No Country: Contemporary Art for South and Southeastern Asia. This inaugural exhibition expands the Guggenheim’s Global dialogue and its holdings of art, rarely seen before, from the dynamic communities. The Guggenheim UBS MAP Global Art Initiative presents the works of 22 artists from Bangladesh, India, Indonesia, Malaysia, Myanmar, Pakistan, the Philippines, Singapore, Thailand and Vietnam representing some of the most compelling and innovative voices in South and Southeast Asia today. On view in the Annex Level 2 and the New Media Theater are painting, sculpture, photography, video, works on paper, and installation, the majority of which are on view in the United States for the first time. Visit the Solomon R. Guggenheim Museum, at 89th St., 1071 Fifth Ave. March through May 22, 2013. 212.423.3500

Photographer: John Bartlestone (Woolworth Front Facade)
THE WOOLWORTH BUILDING at 100 The Skyscraper Museum celebrates the centennial year with an exhibition that honors its ambition and architectural artistry. On the night of April 24, 1913, the Woolworth building illuminated the New York night as 80,000 incandescent bulbs throughout the tower flashed on, activated when President Woodrow Wilson flipped a ceremonial switch in Washington, D.C. The brilliant spectacle was a career-crowning achievement of the tower’s owner, the five-and-dime store king Frank W. Woolworth who paid for the skyscraper with his personal fortune. Architect Cass Gilbert, who once defined the skyscraper simply as “a machine to make the land pay,” aspired to elevate his tower beyond the realm of real estate to the status of a civic monument. The Woolworth building was the world’s tallest from the time of its construction in 1913 until the Empire State Building was completed. Today office space in the Woolworth remains below and luxury residences are planned for the upper tower. The Skyscraper Museum, 30 Battery Place. Exhibition runs through July 13, 2012. Tel: 212.968.1961.

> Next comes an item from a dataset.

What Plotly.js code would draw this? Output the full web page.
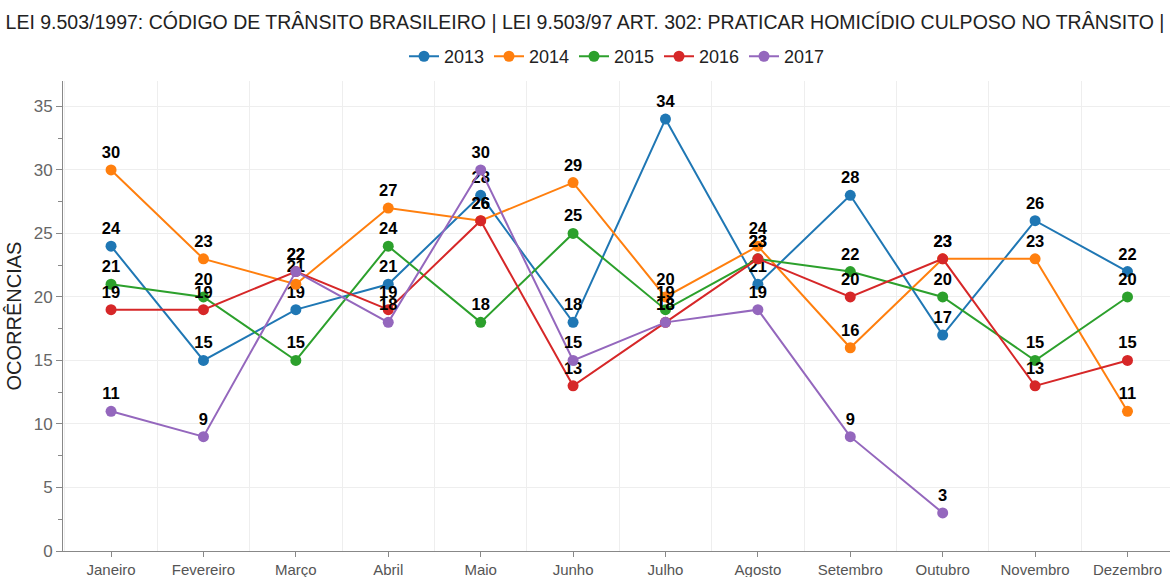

TOILE DE VIENNE The Neue Galerie Design Shop at the Neue Galerie Museum presents Toile de Vienne, a new textile for spring 2013, created in collaboration with the artist Sara Nesbitt, who was inspired by the architectural beauty of Vienna and the nineteenth-century beau monde that lived there. Toile de Vienne captures the loveliness of the city and carefree mood of Viennese life. On a historical note: Toile de Jouy (“cloth of Jouy”) was first produced in France during the eighteenth century and often feature rustic or bucolic scenes for both fashion and interior decorating. Playful and richly detailed, Toile de Vienne honors this tradition with a contemporary interpretation of the historic textile motif. At Neue Galerie, 1048 Fifth Ave. Tel: 212.628-6200.

SEARCH FOR THE UNICORN: The world-renowned Cloisters museum and gardens---a branch of the Metropolitan Museum of Art devoted to the art and architecture of the Middle Ages---will celebrate the 75th Anniversary of its founding with more than a full year of exhibitions. This is a heads up notice, more to follow next week.

Ta Ta Darlings!!! It is worth the trip uptown to see the “No Country” exhibit and then of course there is time to enjoy Central Park’s joy to the awakening of spring. Fan mail welcome at pollytalk@verizon.net. Polly’s Blogs are best accessed at her website pollytalk.com. Just click on the link in the left-hand column for visonarymen, womendeterminedtosucceed, poetry or fashion.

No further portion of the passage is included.